News
“A fight against oblivion”: How Colombia empowers communities to combat conflict-related sexual violence
- 20 June 2023
News
UNITED NATIONS, New York – “There are many women who have been raped, mistreated by armed actors or by society itself,” said Pastora, an indigenous woman from the Nasa community in Colombia.
With the winding down of Colombia’s decades-long internal conflict, nearly 24,000 people have shared testimony with a national Truth Commission on the atrocities they had survived. Pastora was one of them – and her story, like many others published in the Commission’s 2022 report, sheds light on the disproportionate costs of the country’s conflict for women and girls.
Around the world, women and girls face particular threats when armed confrontations spark and crisis strikes. One is sexual violence, long used by combatants as a weapon of war and a means to spread fear and exert control.
In Colombia, sexual violence was a “habitual, widespread, systematic and invisible practice” perpetrated throughout decades of clashes. And unfortunately, despite recent progress towards peace and national reconciliation, these crimes have continued against the backdrop of lingering fighting.
Since a landmark peace deal was signed in 2016, more than 1,500 people have reported experiencing conflict-related sexual violence – the vast majority of them women.
“Sexual violence destroys lives and violates human rights. It must not be ‘normalized’ as something that is destined to happen, something that cannot be stopped,” said UNFPA Executive Director Dr. Natalia Kanem.
“We must work together to end this horror, not allow it to endlessly repeat.”
Stopping the cycle
Globally, UNFPA advocates for the complete elimination of all forms of gender-based violence, including sexual violence in conflict. In Colombia, the agency also sends mobile response teams to parts of the country affected by conflict and crisis to provide women and girls sexual and reproductive health services and gender-based violence case management and awareness training.
“The guiding principles for UNFPA within its operations ensure needs-based care for survivors aimed at creating a supportive environment where the rights of the person who has experienced gender-based violence are respected,” said Lucía Gallego, Chocó local coordinator for UNFPA Colombia.

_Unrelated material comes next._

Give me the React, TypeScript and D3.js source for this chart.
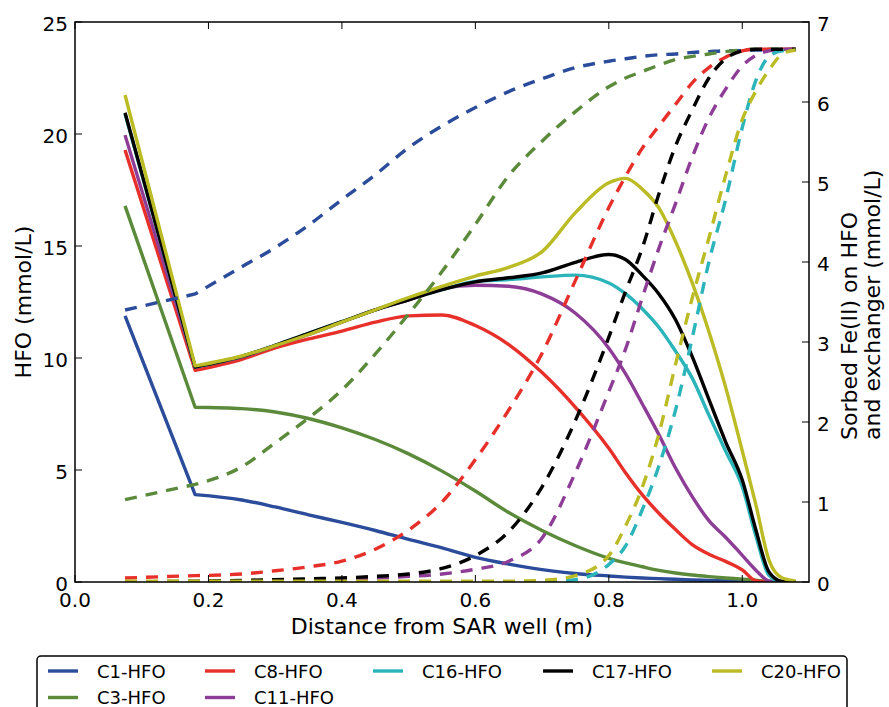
import React from 'react';
import * as d3 from 'd3';

// shared distance grid (m)
const xs = [0.075, 0.18, 0.25, 0.3, 0.35, 0.4, 0.45, 0.5, 0.55, 0.6, 0.65, 0.7, 0.75, 0.8, 0.825, 0.85, 0.875, 0.9, 0.925, 0.95, 0.975, 1.0, 1.02, 1.04, 1.06, 1.08];

// HFO (mmol/L), left axis, solid
const hfoC1 = [11.88, 3.9, 3.66, 3.35, 3.0, 2.66, 2.3, 1.9, 1.52, 1.1, 0.8, 0.55, 0.38, 0.27, 0.22, 0.18, 0.15, 0.12, 0.09, 0.07, 0.05, 0.03, 0.02, 0.01, 0.0, 0.0];
const hfoC3 = [16.79, 7.8, 7.74, 7.59, 7.3, 6.88, 6.36, 5.72, 4.95, 4.06, 3.1, 2.3, 1.62, 1.06, 0.85, 0.68, 0.52, 0.4, 0.31, 0.24, 0.18, 0.13, 0.08, 0.03, 0.01, 0.0];
const hfoC8 = [19.29, 9.45, 9.94, 10.45, 10.85, 11.2, 11.6, 11.88, 11.92, 11.45, 10.6, 9.35, 7.8, 5.97, 4.88, 3.9, 3.07, 2.34, 1.67, 1.24, 0.92, 0.54, 0.06, 0.0, 0.0, 0.0];
const hfoC11 = [19.95, 9.6, 10.05, 10.55, 11.05, 11.6, 12.15, 12.6, 13.1, 13.25, 13.2, 12.85, 12.0, 10.44, 9.3, 7.96, 6.58, 5.09, 3.81, 2.74, 2.0, 1.19, 0.54, 0.05, 0.0, 0.0];
const hfoC16 = [20.9, 9.6, 10.07, 10.57, 11.1, 11.62, 12.15, 12.65, 13.05, 13.42, 13.5, 13.62, 13.7, 13.35, 12.87, 12.2, 11.37, 10.3, 9.1, 7.45, 5.85, 4.25, 2.1, 0.3, 0.0, 0.0];
const hfoC17 = [20.95, 9.6, 10.07, 10.57, 11.1, 11.62, 12.15, 12.6, 13.05, 13.4, 13.58, 13.8, 14.27, 14.62, 14.4, 13.7, 12.86, 11.71, 10.06, 8.15, 6.26, 4.55, 2.37, 0.45, 0.03, 0.0];
const hfoC20 = [21.74, 9.65, 10.09, 10.55, 11.05, 11.6, 12.15, 12.7, 13.2, 13.66, 14.05, 14.75, 16.49, 17.82, 18.02, 17.54, 16.7, 15.2, 13.35, 11.17, 8.7, 5.85, 3.5, 0.98, 0.18, 0.05];

// Sorbed Fe(II) (mmol/L), right axis, dashed
const sorbC1 = [3.4, 3.6, 3.94, 4.18, 4.46, 4.78, 5.09, 5.43, 5.7, 5.93, 6.13, 6.29, 6.43, 6.51, 6.54, 6.57, 6.59, 6.6, 6.62, 6.63, 6.64, 6.64, 6.65, 6.65, 6.65, 6.65];
const sorbC3 = [1.03, 1.22, 1.44, 1.74, 2.05, 2.4, 2.85, 3.35, 3.88, 4.47, 5.08, 5.51, 5.88, 6.19, 6.3, 6.38, 6.46, 6.53, 6.57, 6.6, 6.63, 6.65, 6.66, 6.66, 6.66, 6.66];
const sorbC8 = [0.05, 0.08, 0.1, 0.14, 0.19, 0.26, 0.41, 0.65, 1.0, 1.53, 2.15, 2.86, 3.77, 4.68, 5.07, 5.42, 5.7, 5.97, 6.24, 6.43, 6.56, 6.64, 6.66, 6.66, 6.66, 6.66];
const sorbC11 = [0.0, 0.0, 0.01, 0.02, 0.03, 0.04, 0.05, 0.07, 0.1, 0.16, 0.26, 0.55, 1.37, 2.38, 2.91, 3.55, 4.17, 4.73, 5.31, 5.8, 6.16, 6.45, 6.58, 6.64, 6.66, 6.66];
const sorbC16 = [0, 0, 0, 0, 0, 0, 0, 0, 0, 0, 0, 0.005, 0.03, 0.22, 0.45, 0.9, 1.45, 2.15, 3.05, 4.0, 4.78, 5.68, 6.26, 6.57, 6.64, 6.65];
const sorbC17 = [0.0, 0.01, 0.02, 0.03, 0.04, 0.05, 0.07, 0.1, 0.17, 0.33, 0.63, 1.19, 2.02, 3.06, 3.63, 4.17, 4.85, 5.45, 5.9, 6.3, 6.54, 6.64, 6.66, 6.66, 6.66, 6.66];
const sorbC20 = [0.01, 0.01, 0.01, 0.01, 0.01, 0.01, 0.01, 0.01, 0.01, 0.01, 0.01, 0.02, 0.08, 0.33, 0.7, 1.18, 1.85, 2.72, 3.55, 4.3, 5.08, 5.78, 6.13, 6.4, 6.6, 6.65];

const seriesNames = ['C1-HFO', 'C3-HFO', 'C8-HFO', 'C11-HFO', 'C16-HFO', 'C17-HFO', 'C20-HFO'];
const seriesColors = ['#2b4c9b', '#5a8a3a', '#e8302a', '#8e3d97', '#2bb5bb', '#000000', '#bbbb25'];
const hfoSeries = [hfoC1, hfoC3, hfoC8, hfoC11, hfoC16, hfoC17, hfoC20];
const sorbSeries = [sorbC1, sorbC3, sorbC8, sorbC11, sorbC16, sorbC17, sorbC20];

const xTicks = [0, 0.2, 0.4, 0.6, 0.8, 1.0];
const yLeftTicks = [0, 5, 10, 15, 20, 25];
const yRightTicks = [0, 1, 2, 3, 4, 5, 6, 7];

const W = 889;
const H = 707;
const L = 75, R = 809, T = 22, B = 582;
const FONT = 'DejaVu Sans, Verdana, sans-serif';

// legend layout: column order like matplotlib (ncol=5, filled column-wise)
const legendCols = [48, 205, 373, 543, 712];
const legendRows = [671, 697.5];
const legendSlots = [[0, 0], [0, 1], [1, 0], [1, 1], [2, 0], [3, 0], [4, 0]];

export default function App() {
  const x = d3.scaleLinear().domain([0, 1.1]).range([L, R]);
  const yL = d3.scaleLinear().domain([0, 25]).range([B, T]);
  const yR = d3.scaleLinear().domain([0, 7]).range([B, T]);

  const makePath = (vals: number[], y: d3.ScaleLinear<number, number>) => {
    const pts: [number, number][] = xs.map((xv, i) => [x(xv), y(vals[i])]);
    const gen = d3.line().curve(d3.curveMonotoneX);
    const rest = gen(pts.slice(1)) || '';
    return `M${pts[0][0]},${pts[0][1]}L` + rest.slice(1);
  };

  const fmt = d3.format('.1f');

  return (
    <svg width={W} height={H} style={{ position: 'absolute', left: 0, top: 0, background: '#fff' }} fontFamily={FONT}>
      <rect x={0} y={0} width={W} height={H} fill="#fff" />
      <defs>
        <clipPath id="plotclip">
          <rect x={L} y={T - 2} width={R - L} height={B - T + 2} />
        </clipPath>
      </defs>

      <g clipPath="url(#plotclip)">
        {hfoSeries.map((s, i) => (
          <path key={'h' + i} d={makePath(s, yL)} fill="none" stroke={seriesColors[i]} strokeWidth={3.4} strokeLinejoin="round" />
        ))}
        {sorbSeries.map((s, i) => (
          <path key={'s' + i} d={makePath(s, yR)} fill="none" stroke={seriesColors[i]} strokeWidth={3.4} strokeDasharray="12,9" />
        ))}
      </g>

      {/* frame */}
      <rect x={L} y={T} width={R - L} height={B - T} fill="none" stroke="#000" strokeWidth={1.5} />

      {/* x ticks */}
      {xTicks.map((t) => (
        <g key={'xt' + t}>
          <line x1={x(t)} x2={x(t)} y1={B} y2={B - 7} stroke="#000" strokeWidth={1} />
          <line x1={x(t)} x2={x(t)} y1={T} y2={T + 7} stroke="#000" strokeWidth={1} />
          <text x={x(t)} y={607} fontSize={20} textAnchor="middle" fill="#000">{fmt(t)}</text>
        </g>
      ))}

      {/* left y ticks */}
      {yLeftTicks.map((t) => (
        <g key={'yl' + t}>
          <line x1={L} x2={L + 7} y1={yL(t)} y2={yL(t)} stroke="#000" strokeWidth={1} />
          <text x={68} y={yL(t) + 8.5} fontSize={20} textAnchor="end" fill="#000">{t}</text>
        </g>
      ))}

      {/* right y ticks */}
      {yRightTicks.map((t) => (
        <g key={'yr' + t}>
          <line x1={R - 7} x2={R} y1={yR(t)} y2={yR(t)} stroke="#000" strokeWidth={1} />
          <text x={817} y={yR(t) + 8.5} fontSize={20} textAnchor="start" fill="#000">{t}</text>
        </g>
      ))}

      {/* axis labels */}
      <text x={(L + R) / 2} y={634} fontSize={22} textAnchor="middle" fill="#000">Distance from SAR well (m)</text>
      <text transform={`translate(31,${(T + B) / 2}) rotate(-90)`} fontSize={22} textAnchor="middle" fill="#000">HFO (mmol/L)</text>
      <text transform={`translate(857,440) rotate(-90)`} fontSize={22} textAnchor="start" fill="#000">Sorbed Fe(II) on HFO</text>
      <text transform={`translate(880,440) rotate(-90)`} fontSize={22} textAnchor="start" fill="#000">and exchanger (mmol/L)</text>

      {/* legend */}
      <rect x={37} y={656} width={810} height={70} rx={4} ry={4} fill="#fff" stroke="#000" strokeWidth={1.5} />
      {seriesNames.map((name, i) => {
        const [c, r] = legendSlots[i];
        const lx = legendCols[c];
        const ly = legendRows[r];
        return (
          <g key={'lg' + i}>
            <line x1={lx} x2={lx + 30} y1={ly} y2={ly} stroke={seriesColors[i]} strokeWidth={3.4} />
            <text x={lx + 49} y={ly + 6.7} fontSize={18} fill="#000">{name}</text>
          </g>
        );
      })}
    </svg>
  );
}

“With all of this we involve indigenous and women leaders of African descent, who play a role in promoting rights and establishing support networks in the communities, in addition to referring and accompanying women who require services.”
Afrodescendent women, as well as indigenous women like Pastora, have been disproportionately targeted throughout Colombia’s years of conflict and subjected to displacement and abuse.
In 2022, of nearly 400 forcibly displaced women who reported surviving crimes against their sexual freedom and integrity, 6 per cent belonged to indigenous groups and 30 per cent were of African descent.
Unfortunately, due to a variety of factors, these crimes often go “unreported and unpunished”, according to Dr. Kanem.
“Many who become victims find it difficult to access help as conflict and insecurity break down health and justice systems. Many will be too afraid or ashamed to seek care,” she said.
A community approach
Addressing these challenges requires empowering individuals affected by conflict-related sexual violence to see it for what it is – a crime – and fortifying pathways to support and justice.
Carmencita Chami, indigenous leader of the Embera Dobida ethnic group based in the Colombian Pacific region, has worked with UNFPA as a community liaison on issues of gender-based violence. She says the collaboration has invigorated her to support others.
“I know that in some women, this idea has remained: That women do have rights. And they already know where to go when such conflict situations occur,” she said.
Ms. Chami’s work lines up with that of dozens of other groups, which aim to alleviate the consequences of armed conflict that especially affect the women and girls of the world – something societies across the globe cannot turn a blind eye to.
As Pastora said in her testimony to Colombia’s Truth Commission: "This is a fight against oblivion".